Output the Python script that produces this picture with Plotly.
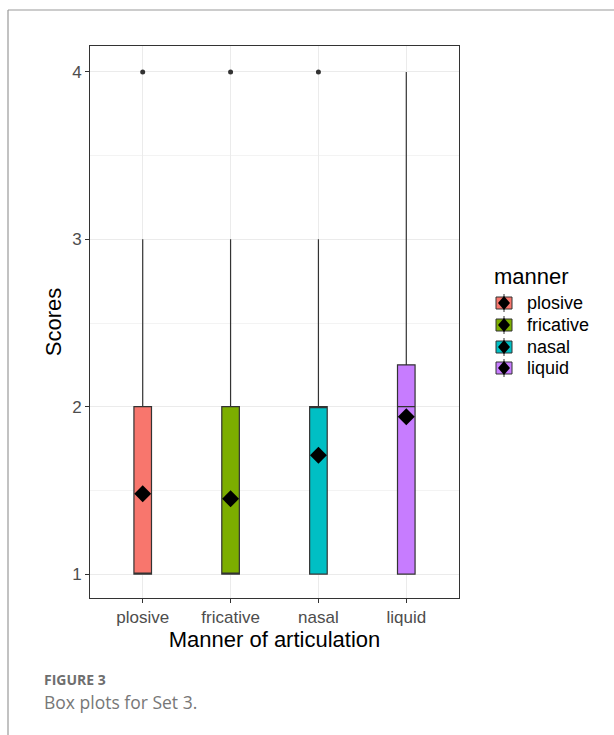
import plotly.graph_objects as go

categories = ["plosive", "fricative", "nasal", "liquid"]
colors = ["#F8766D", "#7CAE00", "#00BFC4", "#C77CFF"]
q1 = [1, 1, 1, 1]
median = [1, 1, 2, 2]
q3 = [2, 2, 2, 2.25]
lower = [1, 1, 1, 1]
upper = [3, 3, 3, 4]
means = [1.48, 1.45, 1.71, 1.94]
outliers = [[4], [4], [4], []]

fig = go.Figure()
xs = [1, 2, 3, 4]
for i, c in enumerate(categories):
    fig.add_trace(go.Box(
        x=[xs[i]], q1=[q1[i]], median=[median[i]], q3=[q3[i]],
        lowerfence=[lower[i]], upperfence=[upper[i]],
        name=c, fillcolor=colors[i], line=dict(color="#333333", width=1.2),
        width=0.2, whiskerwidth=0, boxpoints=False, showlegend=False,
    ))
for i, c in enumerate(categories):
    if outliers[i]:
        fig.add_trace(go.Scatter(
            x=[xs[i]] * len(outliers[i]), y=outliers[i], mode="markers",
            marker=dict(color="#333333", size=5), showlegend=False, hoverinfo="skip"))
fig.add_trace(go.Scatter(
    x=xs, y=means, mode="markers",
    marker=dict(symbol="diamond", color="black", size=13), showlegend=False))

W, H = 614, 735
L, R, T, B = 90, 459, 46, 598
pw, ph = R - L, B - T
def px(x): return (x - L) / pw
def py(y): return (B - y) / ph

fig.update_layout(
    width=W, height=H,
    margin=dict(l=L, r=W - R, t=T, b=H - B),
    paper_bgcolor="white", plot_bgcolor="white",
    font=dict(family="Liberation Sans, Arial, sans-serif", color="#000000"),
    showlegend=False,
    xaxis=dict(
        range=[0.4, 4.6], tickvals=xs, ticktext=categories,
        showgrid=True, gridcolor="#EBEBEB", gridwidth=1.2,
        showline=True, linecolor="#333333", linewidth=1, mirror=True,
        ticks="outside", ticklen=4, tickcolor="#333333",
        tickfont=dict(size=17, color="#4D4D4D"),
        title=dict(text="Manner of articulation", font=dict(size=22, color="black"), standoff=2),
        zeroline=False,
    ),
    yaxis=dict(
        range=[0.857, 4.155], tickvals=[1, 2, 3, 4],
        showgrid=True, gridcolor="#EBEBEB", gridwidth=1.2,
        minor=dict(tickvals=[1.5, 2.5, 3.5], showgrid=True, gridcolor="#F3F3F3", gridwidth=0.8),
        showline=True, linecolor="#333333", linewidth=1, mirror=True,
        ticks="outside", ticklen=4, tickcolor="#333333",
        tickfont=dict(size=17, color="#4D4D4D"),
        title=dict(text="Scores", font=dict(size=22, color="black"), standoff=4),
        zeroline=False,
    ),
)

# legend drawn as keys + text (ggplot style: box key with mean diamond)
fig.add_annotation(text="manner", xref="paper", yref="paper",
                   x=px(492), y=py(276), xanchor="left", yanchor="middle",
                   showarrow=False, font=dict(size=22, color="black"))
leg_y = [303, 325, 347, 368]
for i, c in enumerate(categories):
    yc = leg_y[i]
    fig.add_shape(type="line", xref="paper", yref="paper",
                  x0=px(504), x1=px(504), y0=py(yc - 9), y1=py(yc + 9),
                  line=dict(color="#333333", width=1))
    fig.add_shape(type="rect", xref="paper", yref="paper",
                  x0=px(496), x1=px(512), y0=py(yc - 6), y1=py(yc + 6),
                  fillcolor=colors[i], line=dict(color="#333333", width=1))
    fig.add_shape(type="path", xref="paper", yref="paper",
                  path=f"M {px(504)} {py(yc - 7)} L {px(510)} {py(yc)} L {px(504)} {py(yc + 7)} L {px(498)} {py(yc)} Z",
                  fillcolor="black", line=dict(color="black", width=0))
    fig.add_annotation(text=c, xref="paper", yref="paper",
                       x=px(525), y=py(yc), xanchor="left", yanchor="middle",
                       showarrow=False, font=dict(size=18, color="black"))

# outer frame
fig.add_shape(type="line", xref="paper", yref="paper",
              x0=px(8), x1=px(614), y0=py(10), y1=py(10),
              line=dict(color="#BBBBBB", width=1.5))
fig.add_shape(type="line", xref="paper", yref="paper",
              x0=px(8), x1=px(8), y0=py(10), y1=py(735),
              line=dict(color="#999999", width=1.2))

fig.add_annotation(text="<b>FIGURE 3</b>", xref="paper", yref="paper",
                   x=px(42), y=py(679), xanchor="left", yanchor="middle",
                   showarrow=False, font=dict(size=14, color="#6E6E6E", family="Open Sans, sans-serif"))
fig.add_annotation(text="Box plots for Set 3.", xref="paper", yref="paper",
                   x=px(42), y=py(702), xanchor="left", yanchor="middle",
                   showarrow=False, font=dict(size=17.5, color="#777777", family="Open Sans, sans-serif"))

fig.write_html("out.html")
######
§ **Prompt**:
Search the lines for "with". Copy each line that has it.

§ **Correct output**:
Output the Python script that produces this picture with Plotly.
# legend drawn as keys + text (ggplot style: box key with mean diamond)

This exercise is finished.